The difference is visible in a specific way. Executives who have developed genuine pressure tolerance do not appear calm because they are suppressing the stress response. They appear calm because the stress response is proportionate. The situation registers as significant — they are not dissociated from the stakes — but the neurological machinery that processes that significance is not overwhelmed by it. The thinking remains clear. The social cognition remains accurate. The decision-making remains deliberate.
Executives who have developed coping strategies without underlying adaptation often appear calm in the same way, until the pressure exceeds the threshold that the coping strategies can manage. At that point, the gap between appearance and neurological reality becomes visible — usually at the worst possible moment.
If the mechanism is neurological adaptation rather than knowledge acquisition, the design requirements for development are different. The question is not "what should we teach?" but "what conditions should we create, and in what sequence, to produce the neurological changes that genuine pressure tolerance requires?"

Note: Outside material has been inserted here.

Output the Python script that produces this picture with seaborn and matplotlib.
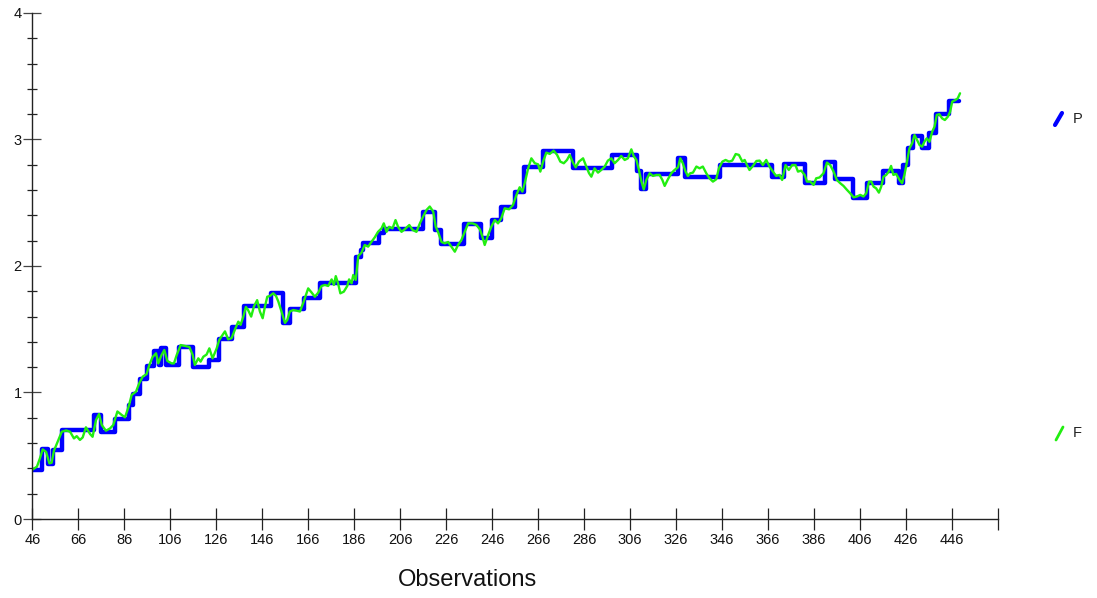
import matplotlib
matplotlib.use("Agg")
import matplotlib.pyplot as plt
from matplotlib.lines import Line2D
from matplotlib.ticker import MultipleLocator
import seaborn as sns
import pandas as pd

# ---- data ----
# P: step series, level starting at each observation
P_obs = [46, 50, 53, 55, 59, 73, 76, 82, 88, 90, 93, 96, 99, 101, 102, 104, 110, 116,
         123, 127, 133, 138, 150, 155, 158, 164, 171, 187, 189, 190, 197, 199, 216, 221,
         224, 234, 241, 246, 250, 256, 260, 268, 281, 298, 309, 311, 313, 327, 330, 345,
         368, 373, 382, 391, 395, 403, 409, 416, 423, 425, 427, 429, 433, 436, 439, 445, 449]
P_val = [0.39, 0.555, 0.435, 0.545, 0.70, 0.82, 0.69, 0.79, 0.90, 0.99, 1.11, 1.21, 1.33,
         1.22, 1.35, 1.22, 1.36, 1.20, 1.26, 1.42, 1.52, 1.68, 1.785, 1.55, 1.66, 1.75,
         1.866, 2.07, 2.126, 2.184, 2.258, 2.29, 2.43, 2.285, 2.174, 2.33, 2.22, 2.364,
         2.464, 2.588, 2.785, 2.91, 2.772, 2.877, 2.75, 2.606, 2.725, 2.85, 2.706, 2.798,
         2.70, 2.806, 2.658, 2.825, 2.685, 2.535, 2.653, 2.754, 2.653, 2.798, 2.93, 3.03,
         2.93, 3.05, 3.2, 3.307, 3.307]

# F: fitted series
F_obs = [46, 48, 49.3, 50.5, 52, 53.4, 54.4, 55.4, 57.3, 58.8, 60.7, 62.4, 64.1, 65.3, 66.7,
         67.9, 69.3, 71.1, 72.2, 73.7, 75, 76.2, 78, 79.8, 81.2, 83, 84.9, 86.3, 87.8, 89.2,
         91.1, 92.5, 94, 95.7, 96.9, 98.3, 99.8, 100.8, 102.2, 103.4, 104.7, 106.6, 107.6,
         108.8, 110.5, 112.4, 114.3, 115.7, 116.7, 118.2, 119.2, 120.4, 121.8, 123, 124.4,
         126.2, 127.3, 128.3, 129.8, 131.2, 132.7, 134.1, 135.6, 136.6, 137.8, 138.9, 139.9,
         141.2, 142.4, 143.8, 145, 146.2, 147.2, 148.2, 149.3, 150.8, 152, 153, 154.4, 155.9,
         156.9, 158, 159.5, 160.9, 162.4, 163.8, 165, 166, 167.5, 168.9, 170.4, 171.8, 173.3,
         174.7, 176.2, 177.2, 178, 179, 180, 181.5, 183, 183.8, 184.9, 185.6, 186.7, 187.8,
         189.2, 190.6, 192.1, 193.5, 195, 196.4, 197.9, 198.9, 200.1, 201.2, 202.7, 204,
         205.1, 206.6, 208, 210, 211.4, 213.1, 214.6, 216, 217.5, 218.9, 220.4, 221.5, 222.5,
         224, 225.4, 226.9, 228.3, 229.8, 231.2, 232.7, 234.1, 235.6, 237.5, 239.2, 240.7,
         241.8, 242.8, 244.3, 245.7, 247.2, 248.6, 250, 251.5, 253.4, 255.1, 256.6, 258,
         259.2, 260.2, 261.7, 263.1, 264.6, 266, 267, 268.2, 269.6, 271.1, 272.8, 274.3,
         275.7, 277.2, 278.6, 279.8, 281.2, 282.4, 283.8, 285.6, 287, 288.2, 289.2, 290.6,
         292.1, 293.5, 295, 296.4, 297.9, 299.3, 300.8, 302.2, 303.7, 305.1, 306.6, 307.6,
         308.8, 309.9, 311, 312, 313.1, 314.6, 316, 317.5, 318.9, 320.1, 321.1, 322.5, 324,
         325.4, 326.9, 327.9, 329, 330.2, 331.2, 332.2, 333.4, 334.9, 336.3, 337.7, 339.2,
         340.6, 342.1, 343.5, 344.7, 346.2, 347.6, 349.1, 350.5, 352, 353.4, 354.9, 355.9,
         356.9, 358, 359.5, 361, 362.4, 363.8, 365.3, 366.7, 368.2, 369.6, 371.1, 372.2,
         373.7, 375.1, 376.6, 378, 379.1, 380.5, 382, 383, 384.4, 385.9, 387, 388.5, 390.2,
         391.7, 393.1, 394.6, 396, 397.5, 398.9, 400.4, 401.8, 403.3, 404.7, 406.2, 407.6,
         408.8, 410, 411, 412, 413.1, 414.3, 415.3, 416.3, 417.5, 418.6, 419.6, 420.6, 421.8,
         423.3, 424.4, 425.4, 426.4, 427.6, 428.8, 429.8, 430.8, 432, 433.1, 434.1, 435.1,
         436.3, 437.5, 438.5, 439.5, 440.6, 441.8, 443, 444.3, 445.3, 446.2, 447.6, 448.6,
         449.6]
F_val = [0.39, 0.414, 0.48, 0.55, 0.53, 0.44, 0.445, 0.54, 0.625, 0.69, 0.70, 0.69, 0.637,
         0.655, 0.625, 0.645, 0.725, 0.672, 0.65, 0.783, 0.83, 0.743, 0.698, 0.716, 0.743,
         0.85, 0.822, 0.804, 0.883, 0.98, 1.007, 1.073, 1.125, 1.146, 1.218, 1.28, 1.31, 1.23,
         1.296, 1.336, 1.25, 1.23, 1.23, 1.296, 1.375, 1.368, 1.36, 1.30, 1.218, 1.27, 1.244,
         1.283, 1.30, 1.349, 1.27, 1.349, 1.415, 1.443, 1.483, 1.42, 1.43, 1.496, 1.56, 1.535,
         1.60, 1.676, 1.65, 1.60, 1.68, 1.73, 1.64, 1.587, 1.68, 1.757, 1.763, 1.784, 1.763,
         1.72, 1.64, 1.55, 1.573, 1.64, 1.652, 1.647, 1.64, 1.705, 1.77, 1.823, 1.79, 1.757,
         1.79, 1.842, 1.85, 1.842, 1.894, 1.85, 1.92, 1.863, 1.784, 1.797, 1.842, 1.894,
         1.863, 1.929, 1.89, 2.08, 2.105, 2.166, 2.153, 2.19, 2.227, 2.27, 2.297, 2.337, 2.27,
         2.31, 2.297, 2.363, 2.31, 2.27, 2.29, 2.324, 2.285, 2.27, 2.337, 2.39, 2.443, 2.47,
         2.43, 2.31, 2.27, 2.19, 2.179, 2.19, 2.153, 2.113, 2.166, 2.206, 2.27, 2.337, 2.337,
         2.324, 2.29, 2.232, 2.166, 2.245, 2.311, 2.364, 2.337, 2.377, 2.456, 2.448, 2.482,
         2.561, 2.622, 2.588, 2.654, 2.772, 2.851, 2.812, 2.804, 2.746, 2.825, 2.896, 2.886,
         2.912, 2.878, 2.825, 2.812, 2.838, 2.878, 2.817, 2.78, 2.825, 2.851, 2.786, 2.733,
         2.706, 2.772, 2.738, 2.759, 2.786, 2.833, 2.851, 2.812, 2.838, 2.87, 2.838, 2.851,
         2.922, 2.87, 2.838, 2.759, 2.667, 2.606, 2.68, 2.733, 2.712, 2.72, 2.72, 2.68, 2.633,
         2.685, 2.733, 2.759, 2.78, 2.851, 2.812, 2.746, 2.712, 2.733, 2.738, 2.786, 2.772,
         2.786, 2.733, 2.693, 2.667, 2.685, 2.772, 2.825, 2.838, 2.825, 2.833, 2.885, 2.878,
         2.825, 2.838, 2.798, 2.759, 2.791, 2.83, 2.833, 2.798, 2.838, 2.786, 2.746, 2.712,
         2.72, 2.68, 2.798, 2.759, 2.798, 2.798, 2.746, 2.754, 2.72, 2.667, 2.667, 2.641,
         2.693, 2.70, 2.733, 2.817, 2.798, 2.746, 2.68, 2.654, 2.633, 2.602, 2.575, 2.543,
         2.549, 2.562, 2.549, 2.575, 2.667, 2.667, 2.627, 2.614, 2.58, 2.627, 2.706, 2.72,
         2.746, 2.791, 2.72, 2.728, 2.68, 2.654, 2.72, 2.812, 2.93, 2.97, 3.035, 3.0, 2.956,
         2.943, 2.982, 3.009, 2.982, 3.062, 3.101, 3.194, 3.2, 3.167, 3.154, 3.18, 3.22,
         3.299, 3.312, 3.325, 3.365]

x_ticks = list(range(46, 467, 20))
x_labels = [str(v) for v in range(46, 447, 20)] + [""]
y_major = [0, 1, 2, 3, 4]

# ---- plot ----
sns.set_style("white")
plt.rcParams["font.family"] = ["Liberation Sans", "DejaVu Sans"]

fig = plt.figure(figsize=(10.97, 5.98), dpi=100)
ax = fig.add_axes([0.0295, 0.1321, 0.8800, 0.8462])

dfP = pd.DataFrame({"obs": P_obs, "val": P_val})
dfF = pd.DataFrame({"obs": F_obs, "val": F_val})

sns.lineplot(data=dfP, x="obs", y="val", ax=ax, color="#0000ff", linewidth=3.2,
             drawstyle="steps-post", estimator=None, sort=False)
sns.lineplot(data=dfF, x="obs", y="val", ax=ax, color="#22ee11", linewidth=1.7,
             estimator=None, sort=False)

ax.set_xlim(46, 466)
ax.set_ylim(0, 4)
ax.set_xticks(x_ticks)
ax.set_xticklabels(x_labels)
ax.set_yticks(y_major)
ax.yaxis.set_minor_locator(MultipleLocator(0.2))

for s in ["top", "right"]:
    ax.spines[s].set_visible(False)
for s in ["left", "bottom"]:
    ax.spines[s].set_color("#222222")
    ax.spines[s].set_linewidth(1.0)

ax.tick_params(axis="x", which="major", direction="inout", length=16, width=0.9,
               color="#222222", labelsize=10.5, pad=2, labelcolor="#111111", bottom=True)
ax.tick_params(axis="y", which="major", direction="inout", length=13.5, width=0.9,
               color="#444444", labelsize=10.5, pad=1, labelcolor="#111111", left=True)
ax.tick_params(axis="y", which="minor", direction="inout", length=6.5, width=0.9,
               color="#222222", left=True)

ax.set_xlabel("")
ax.set_ylabel("")

W, H = 1097.0, 598.0
fig.text(467 / W, 1 - 580 / H, "Observations", fontsize=17, va="center", ha="center",
         color="#111111")
fig.add_artist(Line2D([1055 / W, 1062 / W], [1 - 125 / H, 1 - 113 / H],
                      color="#0000ff", linewidth=3.0, transform=fig.transFigure))
fig.text(1073 / W, 1 - 119 / H, "P", fontsize=10.5, va="center", ha="left", color="#222222")
fig.add_artist(Line2D([1056 / W, 1063 / W], [1 - 440 / H, 1 - 427 / H],
                      color="#22ee11", linewidth=2.0, transform=fig.transFigure))
fig.text(1073 / W, 1 - 433 / H, "F", fontsize=10.5, va="center", ha="left", color="#222222")

fig.savefig("out.png", dpi=100)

That is a harder question. It requires understanding what intensity of exposure produces adaptation rather than damage for a specific individual at a specific point in their development. It requires building recovery into the architecture as a structural requirement. It requires the ability to distinguish between an executive who is developing genuine pressure tolerance and one who is developing sophisticated avoidance of the situations that would test it.
Most organisations are not currently asking that question. They are asking the easier one. And producing, with great care and good intentions, leaders who are well-prepared for the pressures they have already experienced — and underprepared for the ones they have not.